### WHAT IS EXPECTED
Extract the opening line of the entries and every line after it, stopping at and including the line that contains "import plotly.graph_objects as go". Do not include pictures.
====
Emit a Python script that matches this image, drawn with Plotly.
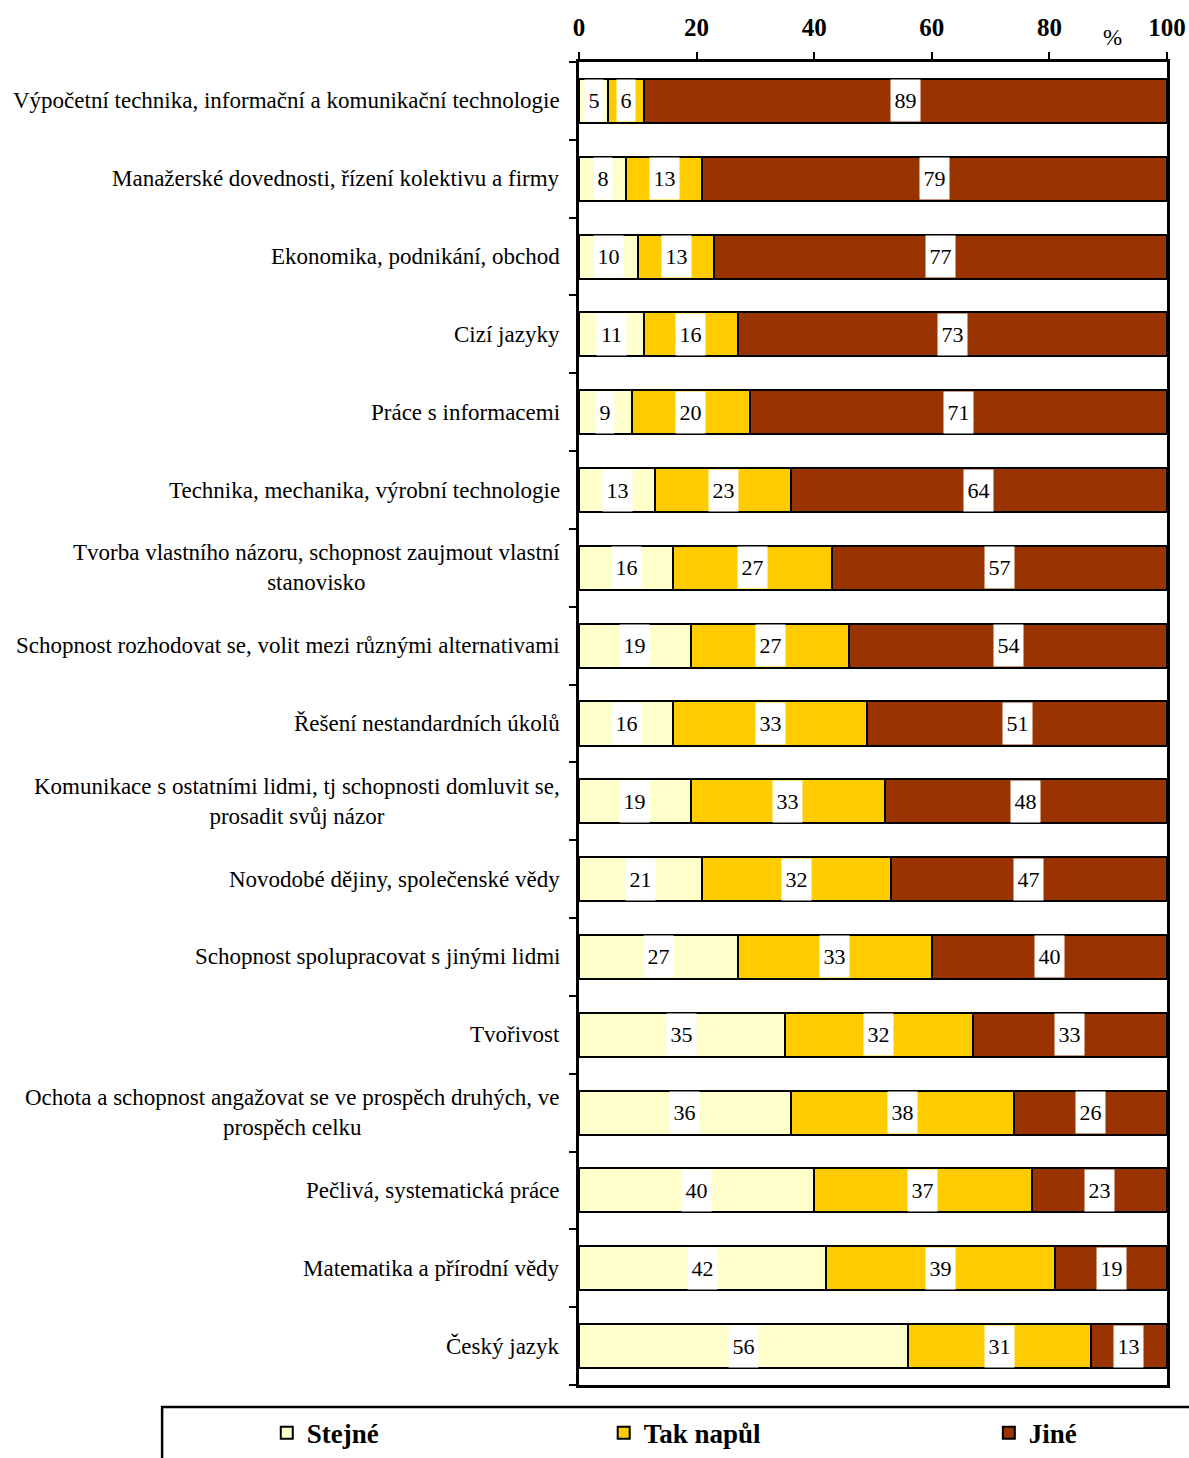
import plotly.graph_objects as go

categories = [
    "Výpočetní technika, informační a komunikační technologie",
    "Manažerské dovednosti, řízení kolektivu a firmy",
    "Ekonomika, podnikání, obchod",
    "Cizí jazyky",
    "Práce s informacemi",
    "Technika, mechanika, výrobní technologie",
    "Tvorba vlastního názoru, schopnost zaujmout vlastní<br>stanovisko",
    "Schopnost rozhodovat se, volit mezi různými alternativami",
    "Řešení nestandardních úkolů",
    "Komunikace s ostatními lidmi, tj schopnosti domluvit se,<br>prosadit svůj názor",
    "Novodobé dějiny, společenské vědy",
    "Schopnost spolupracovat s jinými lidmi",
    "Tvořivost",
    "Ochota a schopnost angažovat se ve prospěch druhých, ve<br>prospěch celku",
    "Pečlivá, systematická práce",
    "Matematika a přírodní vědy",
    "Český jazyk",
]
stejne = [5, 8, 10, 11, 9, 13, 16, 19, 16, 19, 21, 27, 35, 36, 40, 42, 56]
tak_napul = [6, 13, 13, 16, 20, 23, 27, 27, 33, 33, 32, 33, 32, 38, 37, 39, 31]
jine = [89, 79, 77, 73, 71, 64, 57, 54, 51, 48, 47, 40, 33, 26, 23, 19, 13]

series = [("Stejné", stejne, "#FFFFCC"), ("Tak napůl", tak_napul, "#FFCC00"), ("Jiné", jine, "#993300")]
x_ticks = [0, 20, 40, 60, 80, 100]

FONT = "Liberation Serif"
n = len(categories)
fig = go.Figure()
legends = ["legend2", "legend3", "legend4"]
for (name, vals, col), lg in zip(series, legends):
    fig.add_trace(go.Bar(
        y=list(range(n)), x=vals, name=name, orientation="h",
        marker=dict(color=col, line=dict(color="black", width=2)),
        legend=lg, hoverinfo="x+name",
    ))

annotations = []
for i in range(n):
    base = 0
    for name, vals, col in series:
        v = vals[i]
        annotations.append(dict(
            x=base + v / 2, y=i, xref="x", yref="y", text=str(v), showarrow=False,
            bgcolor="white", borderpad=0, width=18 if v < 10 else 29, height=41,
            font=dict(family=FONT, size=22, color="black"),
        ))
        base += v
    annotations.append(dict(
        x=0, y=i, xref="paper", yref="y", text=categories[i], showarrow=False,
        xanchor="right", align="center", xshift=-17,
        font=dict(family=FONT, size=23, color="black"),
    ))

annotations.append(dict(x=0.927, y=1, xref="paper", yref="paper", yshift=25, yanchor="middle",
                        text="%", showarrow=False, font=dict(family=FONT, size=23, color="black")))

fig.update_layout(
    width=1189, height=1458,
    margin=dict(l=579, r=22, t=62, b=73, autoexpand=False),
    paper_bgcolor="white", plot_bgcolor="white",
    barmode="stack", bargap=0.434,
    annotations=annotations,
    xaxis=dict(side="top", range=[0, 100], tickvals=x_ticks, ticks="outside", ticklen=7,
               tickwidth=2, tickcolor="black", showline=True, linecolor="black", linewidth=2.5,
               mirror=True, showgrid=False, zeroline=False, automargin=False,
               ticklabelstandoff=6,
               tickfont=dict(family=FONT, size=25, color="black", weight="bold")),
    yaxis=dict(range=[n - 0.5, -0.5], tickmode="array",
               tickvals=[k - 0.5 for k in range(n + 1)], showticklabels=False,
               ticks="outside", ticklen=7, tickwidth=2, tickcolor="black",
               showline=True, linecolor="black", linewidth=2.5, mirror=True,
               showgrid=False, zeroline=False, automargin=False),
    shapes=[dict(type="rect", xref="paper", yref="paper", x0=-0.709, x1=1.06,
                 y0=-0.07, y1=-0.0166, line=dict(color="black", width=2.5))],
)

leg_common = dict(orientation="h", yanchor="middle", y=-0.0365, xanchor="left",
                  font=dict(family=FONT, size=27, color="black", weight="bold"),
                  bgcolor="rgba(0,0,0,0)", borderwidth=0)
fig.update_layout(
    legend2=dict(x=-0.531, **leg_common),
    legend3=dict(x=0.042, **leg_common),
    legend4=dict(x=0.697, **leg_common),
)

post = ("document.body.style.margin='0';document.body.style.overflow='hidden';"
        "document.documentElement.style.overflow='hidden';")
fig.write_html("out.html", post_script=post, config={"displayModeBar": False})
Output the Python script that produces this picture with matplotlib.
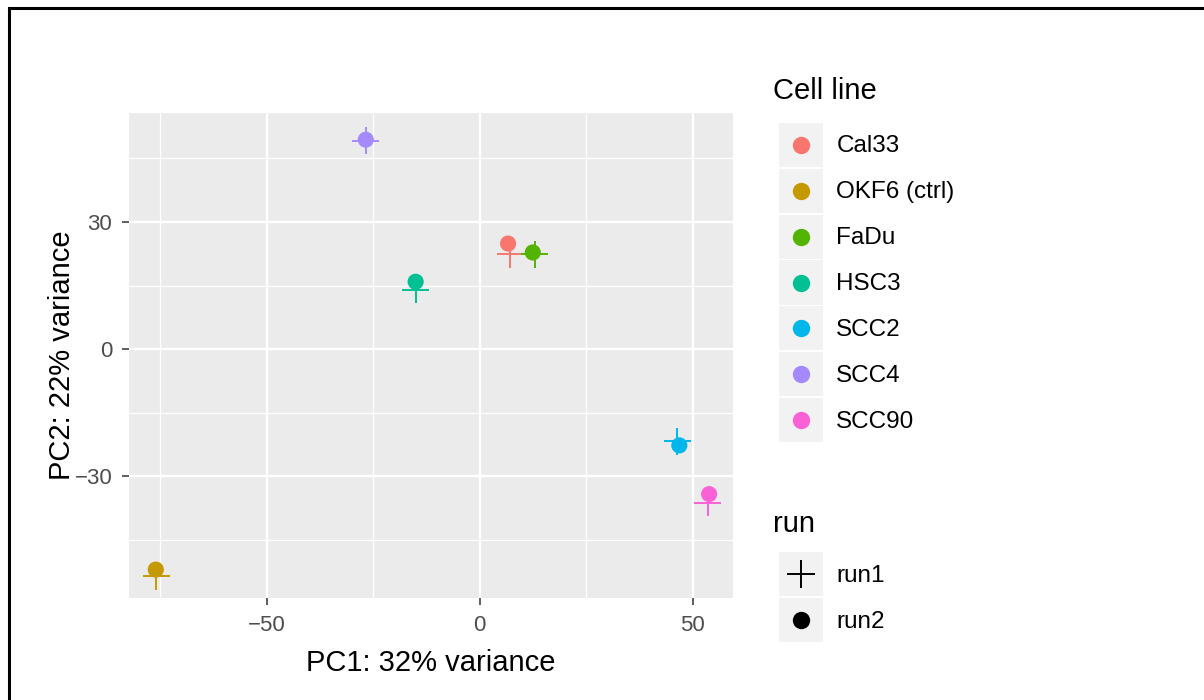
import matplotlib
matplotlib.use("Agg")
import matplotlib.pyplot as plt
from matplotlib.lines import Line2D
from matplotlib.patches import Rectangle
from matplotlib.legend_handler import HandlerBase

plt.rcParams['font.family'] = ['Liberation Sans', 'DejaVu Sans']

# PCA coordinates
cell_lines = ['Cal33', 'OKF6 (ctrl)', 'FaDu', 'HSC3', 'SCC2', 'SCC4', 'SCC90']
colors = ['#F8766D', '#C49A00', '#53B400', '#00C094', '#00B6EB', '#A58AFF', '#FB61D7']
run1_pc1 = [7.2, -75.9, 13.0, -15.0, 46.4, -26.7, 53.6]
run1_pc2 = [22.4, -53.6, 22.4, 14.0, -21.7, 49.2, -36.2]
run2_pc1 = [6.7, -76.0, 12.5, -15.0, 46.9, -26.7, 53.9]
run2_pc2 = [24.9, -52.0, 22.8, 15.9, -22.7, 49.4, -34.2]
runs = ['run1', 'run2']

x_ticks = [-50, 0, 50]
y_ticks = [-30, 0, 30]
x_minor = [-75, -25, 25]
y_minor = [-45, -15, 15, 45]

KEY_BG = '#F2F2F2'


class KeyHandler(HandlerBase):
    """grey square key (right-aligned in the handle box) with the marker centred in it"""

    def create_artists(self, legend, orig_handle, xdescent, ydescent,
                       width, height, fontsize, trans):
        side = height
        x0 = -xdescent + width - side
        y0 = -ydescent
        bg = Rectangle((x0, y0), side, side,
                       facecolor=KEY_BG, edgecolor='none', transform=trans)
        mk = Line2D([x0 + side / 2], [y0 + side / 2],
                    marker=orig_handle.get_marker(), color=orig_handle.get_color(),
                    linestyle='none', markersize=orig_handle.get_markersize(),
                    markeredgewidth=orig_handle.get_markeredgewidth(), transform=trans)
        return [bg, mk]


fig = plt.figure(figsize=(12.04, 7.0), dpi=100)
ax = fig.add_axes([0.1071, 0.1457, 0.5017, 0.6929])

ax.set_facecolor('#EBEBEB')
for s in ax.spines.values():
    s.set_visible(False)

# punti: cerchio = run2, croce = run1
ax.scatter(run2_pc1, run2_pc2, c=colors, marker='o', s=135, linewidths=0, zorder=3)
ax.scatter(run1_pc1, run1_pc2, c=colors, marker='+', s=380, linewidths=1.4, zorder=4)

ax.set_xlim(-82.3, 59.5)
ax.set_ylim(-58.7, 55.7)
ax.set_xticks(x_ticks)
ax.set_yticks(y_ticks)
ax.set_xticks(x_minor, minor=True)
ax.set_yticks(y_minor, minor=True)
ax.grid(which='major', color='white', linewidth=1.7)
ax.grid(which='minor', color='white', linewidth=0.9)
ax.set_axisbelow(True)
ax.tick_params(which='major', length=5, width=1.1, color='#333333',
               labelsize=16, labelcolor='#4D4D4D')
ax.tick_params(axis='x', which='major', pad=7.5)
ax.tick_params(axis='y', which='major', pad=7)
ax.tick_params(which='minor', length=0)

ax.set_xlabel('PC1: 32% variance', fontsize=21, labelpad=9)
ax.set_ylabel('PC2: 22% variance', fontsize=21, labelpad=-1)

# legende
cell_handles = [Line2D([], [], marker='o', color=c, linestyle='none',
                       markersize=12.5, markeredgewidth=0) for c in colors]
run_handles = [Line2D([], [], marker='+', color='black', linestyle='none',
                      markersize=20, markeredgewidth=1.4),
               Line2D([], [], marker='o', color='black', linestyle='none',
                      markersize=12.5, markeredgewidth=0)]

common = dict(frameon=False, fontsize=17.5, title_fontsize=21, handlelength=2.058, handleheight=2.41,
              labelspacing=0.08, handletextpad=0.55, borderpad=0, borderaxespad=0,
              alignment='left', loc='upper left', handler_map={Line2D: KeyHandler()})

leg1 = fig.legend(cell_handles, cell_lines, title='Cell line', bbox_to_anchor=(0.6420, 0.8907), **common)
leg2 = fig.legend(run_handles, runs, title='run', bbox_to_anchor=(0.6420, 0.2709), **common)
leg1._legend_box.sep = 13
leg2._legend_box.sep = 10

# cornice nera in alto e a sinistra
fig.add_artist(Rectangle((0.0075, -0.2), 1.2, 1.1886, transform=fig.transFigure,
                         fill=False, edgecolor='black', linewidth=2.2))

fig.savefig('out.png', dpi=100)
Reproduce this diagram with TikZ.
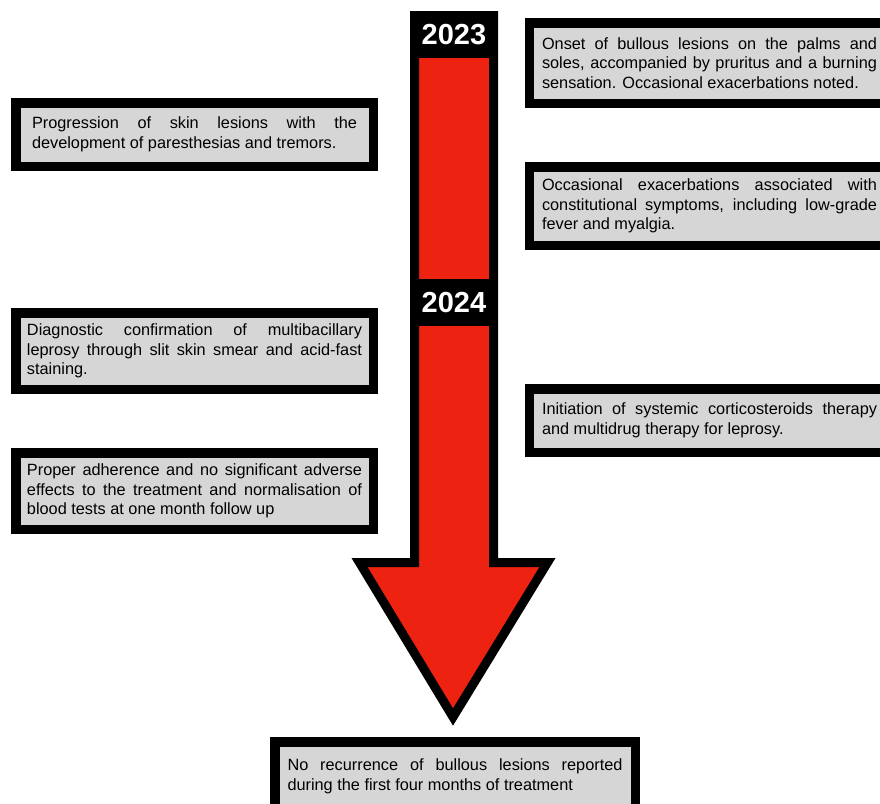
\documentclass[tikz,border=0pt]{standalone}
\usepackage{fontspec}
\setmainfont{Liberation Sans}
\usetikzlibrary{positioning}
\definecolor{boxgray}{RGB}{214,214,214}
\definecolor{arrowred}{RGB}{237,34,16}

\begin{document}
\begin{tikzpicture}[x=1pt,y=-1pt,
  evbox/.style={draw=black,line width=9.5pt,fill=boxgray,inner sep=0pt,
    align=justify,text width=335pt,font=\fontsize{16.3}{19.5}\selectfont},
  yearbox/.style={fill=black,text=white,inner sep=0pt,minimum width=88pt,
    minimum height=47pt,font=\fontsize{29}{30}\selectfont\bfseries}]
\useasboundingbox (0,0) rectangle (880,803);
\clip (0,0) rectangle (880,803);
\draw[line width=9pt,fill=arrowred,miter limit=12]
  (414.5,15.5) -- (493.5,15.5) -- (493.5,562.5) -- (547.5,562.5) -- (453,717)
  -- (359.5,562.5) -- (414.5,562.5) -- cycle;
\node[yearbox] (y2023) at (454,34.5) {2023};
\node[yearbox] (y2024) at (454,302.5) {2024};
\node[evbox,minimum width=360pt,minimum height=80.5pt] (onset) at (709.5,63)
  {Onset of bullous lesions on the palms and\linebreak soles, accompanied by pruritus and a burning\linebreak sensation. Occasional exacerbations noted.};
\node[evbox,minimum width=360pt,minimum height=78.5pt] (flare) at (709.5,206)
  {Occasional exacerbations associated with\linebreak constitutional symptoms, including low-grade\linebreak fever and myalgia.};
\node[evbox,minimum width=360pt,minimum height=63.5pt] (therapy) at (709.5,420.5)
  {Initiation of systemic corticosteroids therapy\linebreak and multidrug therapy for leprosy.};
\node[evbox,text width=325pt,minimum width=357.5pt,minimum height=63.5pt] (progress) at (194.5,134.5)
  {Progression of skin lesions with the\linebreak development of paresthesias and tremors.};
\node[evbox,minimum width=357.5pt,minimum height=76.5pt] (diagnosis) at (194.5,351)
  {Diagnostic confirmation of multibacillary\linebreak leprosy through slit skin smear and acid-fast\linebreak staining.};
\node[evbox,minimum width=357.5pt,minimum height=76.5pt] (adherence) at (194.5,491)
  {Proper adherence and no significant adverse\linebreak effects to the treatment and normalisation of\linebreak blood tests at one month follow up};
\node[evbox,minimum width=360.5pt,minimum height=70pt,text depth=24pt] (outcome) at (455,777)
  {No recurrence of bullous lesions reported\linebreak during the first four months of treatment};
\end{tikzpicture}
\end{document}
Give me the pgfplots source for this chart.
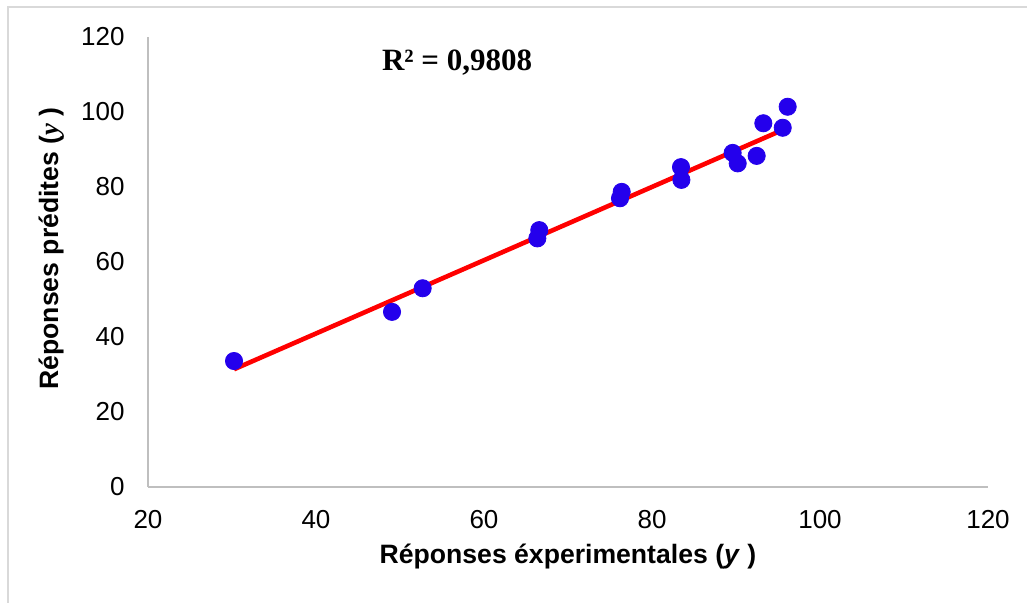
====
### RESULT
Emit a Python script that matches this image, drawn with Plotly.
import plotly.graph_objects as go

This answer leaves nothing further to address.